It’s been exactly 1-month and 1-day since I last blogged. Where does all the time go? It’s mildly alarming to think time speeds up as we get older, though I’m not so sure how I feel about it —would that be a good thing or a bad thing?
I think about the last time I was completely immersed in some activity for a period of time, 100% focused in the moment—like during an intense workout at the gym—physically pushing my body to the limit. Squeezing out just one more repetition!
It’s a great feeling when you can block out all the competing distractions floating around in your world and just experience a good sweat.

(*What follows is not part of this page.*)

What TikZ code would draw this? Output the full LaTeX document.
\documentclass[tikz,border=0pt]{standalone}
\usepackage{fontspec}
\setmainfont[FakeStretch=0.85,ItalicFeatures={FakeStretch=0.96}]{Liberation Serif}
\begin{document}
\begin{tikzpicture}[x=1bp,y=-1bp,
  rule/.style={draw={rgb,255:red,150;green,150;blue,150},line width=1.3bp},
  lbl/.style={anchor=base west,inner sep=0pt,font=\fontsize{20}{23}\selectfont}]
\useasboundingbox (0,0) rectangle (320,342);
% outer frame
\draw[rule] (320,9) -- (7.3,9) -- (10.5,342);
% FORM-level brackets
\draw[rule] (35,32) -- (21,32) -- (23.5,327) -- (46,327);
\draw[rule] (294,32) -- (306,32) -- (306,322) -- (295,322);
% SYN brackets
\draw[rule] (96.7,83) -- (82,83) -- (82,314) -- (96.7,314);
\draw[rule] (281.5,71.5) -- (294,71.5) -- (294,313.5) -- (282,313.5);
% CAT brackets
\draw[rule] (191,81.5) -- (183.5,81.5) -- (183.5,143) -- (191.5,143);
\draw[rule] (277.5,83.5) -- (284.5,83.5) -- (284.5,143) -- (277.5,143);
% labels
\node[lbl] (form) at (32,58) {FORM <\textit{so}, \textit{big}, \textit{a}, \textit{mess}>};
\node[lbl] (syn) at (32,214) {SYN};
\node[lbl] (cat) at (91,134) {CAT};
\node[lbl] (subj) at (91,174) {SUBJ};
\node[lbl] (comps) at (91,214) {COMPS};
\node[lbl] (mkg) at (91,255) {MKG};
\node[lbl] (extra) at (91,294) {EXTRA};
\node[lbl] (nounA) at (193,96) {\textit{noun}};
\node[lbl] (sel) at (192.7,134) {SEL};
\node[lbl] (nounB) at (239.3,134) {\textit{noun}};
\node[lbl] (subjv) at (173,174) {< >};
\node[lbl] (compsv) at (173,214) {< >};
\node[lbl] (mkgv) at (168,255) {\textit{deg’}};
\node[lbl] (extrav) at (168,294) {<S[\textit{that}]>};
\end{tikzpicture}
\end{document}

Sometimes I’ll look up at the clock at the end of a grueling weight workout and wonder how the time seemed to just zip by so fast.
Claudia Hammond, author of the book: Time Warped: Unlocking the mysteries of Time Perception, suggests if you want the weekend to go slowly (and who doesn’t?!), don’t spend time loafing around on the couch watching TV. Instead go outside and fill your day with new experiences and by Sunday night you’ll look back and the weekend will seem long.
In my case the problem might be social media and, to a larger extent, a lot of time spent on the Web, but not really much television viewing. I’m finally up to date with Breaking Bad and Mad Men won’t be airing any new episodes until spring of 2013 so I’m game to start following another show soon as the winter months carry on.
Even with this void in my television viewing I feel like I’ve been spending less and less time with social media and more time with non-Web related things, despite the fact my Android phone seems to go with me everywhere. Twitter, in particular, sometimes feels like an insidious time-suck, conspiring to steal all my free time and distract me from getting important things done throughout the week —but I keep coming back to get my fix, like a drug addict.
Last week I read an interesting post on Adam Brault’s blog reflecting on why he quit Twitter for a month and how it completely changed his thinking about mostly everything. I’m sure a similar epiphany could be experienced by quitting Facebook, imgur, or what ever else turns your crank on the Web.
As an avid Twitter user for a little over 3-years now, I found Brault’s post strangely familiar in the sense that I’ve shared similar thoughts by recently questioning the amount of time I spend on so-called “social” networks.
Lately I feel like I’d rather spend more time exploring topics I find interesting written at length in full blog posts rather than relegate my thoughts to a few dozen or so 140-character blurbs people will probably regard as forgettable nonsense anyway. No really, Dolph Ziggler, your Tweets are absolutely riveting, that’s why I’m following you dude.
Over the past couple months I’ve gone down to just a few Tweets per week from several per day and probably less than 1-hour per week on Facebook. Overall I’m feeling a little less distracted by the relentless noise of the social Web as Christmas approaches, partially because I’m not constantly checking the endless stream of updates that seem to thwart the remaining fragments of my attention span.